### Collected material
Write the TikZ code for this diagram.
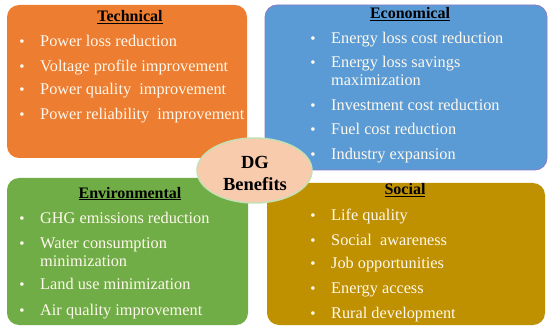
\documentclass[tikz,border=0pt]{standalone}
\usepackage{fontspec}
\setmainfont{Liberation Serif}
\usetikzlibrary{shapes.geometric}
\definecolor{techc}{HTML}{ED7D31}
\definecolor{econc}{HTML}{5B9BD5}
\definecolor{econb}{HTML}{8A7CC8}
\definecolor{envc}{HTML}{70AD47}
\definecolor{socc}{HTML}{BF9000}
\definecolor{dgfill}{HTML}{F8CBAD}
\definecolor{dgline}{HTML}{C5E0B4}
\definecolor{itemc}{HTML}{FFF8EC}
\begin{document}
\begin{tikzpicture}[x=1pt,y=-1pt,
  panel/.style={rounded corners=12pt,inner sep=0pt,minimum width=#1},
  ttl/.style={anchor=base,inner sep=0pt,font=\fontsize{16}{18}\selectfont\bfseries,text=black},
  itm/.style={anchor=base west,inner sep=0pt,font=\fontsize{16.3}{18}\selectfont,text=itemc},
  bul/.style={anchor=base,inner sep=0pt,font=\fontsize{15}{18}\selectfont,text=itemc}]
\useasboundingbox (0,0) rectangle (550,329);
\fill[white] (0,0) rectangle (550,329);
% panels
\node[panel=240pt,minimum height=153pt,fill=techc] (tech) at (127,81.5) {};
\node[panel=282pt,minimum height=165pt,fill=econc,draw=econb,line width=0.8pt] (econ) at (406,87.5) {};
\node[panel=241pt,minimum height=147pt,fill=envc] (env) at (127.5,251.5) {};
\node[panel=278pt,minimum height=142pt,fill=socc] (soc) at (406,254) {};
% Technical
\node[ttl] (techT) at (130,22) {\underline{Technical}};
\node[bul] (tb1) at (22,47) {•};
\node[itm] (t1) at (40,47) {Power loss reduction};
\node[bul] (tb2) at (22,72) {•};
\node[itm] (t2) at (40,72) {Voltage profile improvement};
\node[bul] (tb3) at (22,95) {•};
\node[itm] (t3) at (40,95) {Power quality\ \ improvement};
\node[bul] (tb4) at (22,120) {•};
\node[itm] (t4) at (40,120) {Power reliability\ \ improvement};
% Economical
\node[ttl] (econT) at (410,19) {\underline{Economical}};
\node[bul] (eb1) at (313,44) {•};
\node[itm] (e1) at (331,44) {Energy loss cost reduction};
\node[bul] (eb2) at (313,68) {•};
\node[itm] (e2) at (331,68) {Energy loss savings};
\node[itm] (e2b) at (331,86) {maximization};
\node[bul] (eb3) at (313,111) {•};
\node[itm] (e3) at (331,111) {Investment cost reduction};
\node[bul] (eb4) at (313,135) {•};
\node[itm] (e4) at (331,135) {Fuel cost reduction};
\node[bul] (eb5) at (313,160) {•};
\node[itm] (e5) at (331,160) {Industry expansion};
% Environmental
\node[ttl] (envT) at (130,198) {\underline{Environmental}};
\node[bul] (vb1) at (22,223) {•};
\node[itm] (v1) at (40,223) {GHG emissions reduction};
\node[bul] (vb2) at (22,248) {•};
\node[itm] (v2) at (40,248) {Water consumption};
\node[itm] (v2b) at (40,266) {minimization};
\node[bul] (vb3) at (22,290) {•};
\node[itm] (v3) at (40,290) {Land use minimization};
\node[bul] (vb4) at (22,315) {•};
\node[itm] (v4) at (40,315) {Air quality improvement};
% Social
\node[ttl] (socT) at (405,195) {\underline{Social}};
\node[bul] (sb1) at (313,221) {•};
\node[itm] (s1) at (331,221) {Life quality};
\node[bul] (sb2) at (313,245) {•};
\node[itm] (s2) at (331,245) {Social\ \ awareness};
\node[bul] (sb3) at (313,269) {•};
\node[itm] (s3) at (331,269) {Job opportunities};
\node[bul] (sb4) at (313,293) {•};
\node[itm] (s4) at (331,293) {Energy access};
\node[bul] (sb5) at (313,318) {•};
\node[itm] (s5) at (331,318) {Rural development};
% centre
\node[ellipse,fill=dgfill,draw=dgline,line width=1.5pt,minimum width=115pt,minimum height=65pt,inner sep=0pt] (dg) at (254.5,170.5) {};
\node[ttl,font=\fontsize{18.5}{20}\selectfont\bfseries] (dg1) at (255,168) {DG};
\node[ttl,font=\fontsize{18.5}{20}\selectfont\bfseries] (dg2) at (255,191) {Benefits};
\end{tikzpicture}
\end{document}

### Task details
Omit every picture while copying the listing above exactly.

### Solution for this exercise
Write the TikZ code for this diagram.
\documentclass[tikz,border=0pt]{standalone}
\usepackage{fontspec}
\setmainfont{Liberation Serif}
\usetikzlibrary{shapes.geometric}
\definecolor{techc}{HTML}{ED7D31}
\definecolor{econc}{HTML}{5B9BD5}
\definecolor{econb}{HTML}{8A7CC8}
\definecolor{envc}{HTML}{70AD47}
\definecolor{socc}{HTML}{BF9000}
\definecolor{dgfill}{HTML}{F8CBAD}
\definecolor{dgline}{HTML}{C5E0B4}
\definecolor{itemc}{HTML}{FFF8EC}
\begin{document}
\begin{tikzpicture}[x=1pt,y=-1pt,
  panel/.style={rounded corners=12pt,inner sep=0pt,minimum width=#1},
  ttl/.style={anchor=base,inner sep=0pt,font=\fontsize{16}{18}\selectfont\bfseries,text=black},
  itm/.style={anchor=base west,inner sep=0pt,font=\fontsize{16.3}{18}\selectfont,text=itemc},
  bul/.style={anchor=base,inner sep=0pt,font=\fontsize{15}{18}\selectfont,text=itemc}]
\useasboundingbox (0,0) rectangle (550,329);
\fill[white] (0,0) rectangle (550,329);
% panels
\node[panel=240pt,minimum height=153pt,fill=techc] (tech) at (127,81.5) {};
\node[panel=282pt,minimum height=165pt,fill=econc,draw=econb,line width=0.8pt] (econ) at (406,87.5) {};
\node[panel=241pt,minimum height=147pt,fill=envc] (env) at (127.5,251.5) {};
\node[panel=278pt,minimum height=142pt,fill=socc] (soc) at (406,254) {};
% Technical
\node[ttl] (techT) at (130,22) {\underline{Technical}};
\node[bul] (tb1) at (22,47) {•};
\node[itm] (t1) at (40,47) {Power loss reduction};
\node[bul] (tb2) at (22,72) {•};
\node[itm] (t2) at (40,72) {Voltage profile improvement};
\node[bul] (tb3) at (22,95) {•};
\node[itm] (t3) at (40,95) {Power quality\ \ improvement};
\node[bul] (tb4) at (22,120) {•};
\node[itm] (t4) at (40,120) {Power reliability\ \ improvement};
% Economical
\node[ttl] (econT) at (410,19) {\underline{Economical}};
\node[bul] (eb1) at (313,44) {•};
\node[itm] (e1) at (331,44) {Energy loss cost reduction};
\node[bul] (eb2) at (313,68) {•};
\node[itm] (e2) at (331,68) {Energy loss savings};
\node[itm] (e2b) at (331,86) {maximization};
\node[bul] (eb3) at (313,111) {•};
\node[itm] (e3) at (331,111) {Investment cost reduction};
\node[bul] (eb4) at (313,135) {•};
\node[itm] (e4) at (331,135) {Fuel cost reduction};
\node[bul] (eb5) at (313,160) {•};
\node[itm] (e5) at (331,160) {Industry expansion};
% Environmental
\node[ttl] (envT) at (130,198) {\underline{Environmental}};
\node[bul] (vb1) at (22,223) {•};
\node[itm] (v1) at (40,223) {GHG emissions reduction};
\node[bul] (vb2) at (22,248) {•};
\node[itm] (v2) at (40,248) {Water consumption};
\node[itm] (v2b) at (40,266) {minimization};
\node[bul] (vb3) at (22,290) {•};
\node[itm] (v3) at (40,290) {Land use minimization};
\node[bul] (vb4) at (22,315) {•};
\node[itm] (v4) at (40,315) {Air quality improvement};
% Social
\node[ttl] (socT) at (405,195) {\underline{Social}};
\node[bul] (sb1) at (313,221) {•};
\node[itm] (s1) at (331,221) {Life quality};
\node[bul] (sb2) at (313,245) {•};
\node[itm] (s2) at (331,245) {Social\ \ awareness};
\node[bul] (sb3) at (313,269) {•};
\node[itm] (s3) at (331,269) {Job opportunities};
\node[bul] (sb4) at (313,293) {•};
\node[itm] (s4) at (331,293) {Energy access};
\node[bul] (sb5) at (313,318) {•};
\node[itm] (s5) at (331,318) {Rural development};
% centre
\node[ellipse,fill=dgfill,draw=dgline,line width=1.5pt,minimum width=115pt,minimum height=65pt,inner sep=0pt] (dg) at (254.5,170.5) {};
\node[ttl,font=\fontsize{18.5}{20}\selectfont\bfseries] (dg1) at (255,168) {DG};
\node[ttl,font=\fontsize{18.5}{20}\selectfont\bfseries] (dg2) at (255,191) {Benefits};
\end{tikzpicture}
\end{document}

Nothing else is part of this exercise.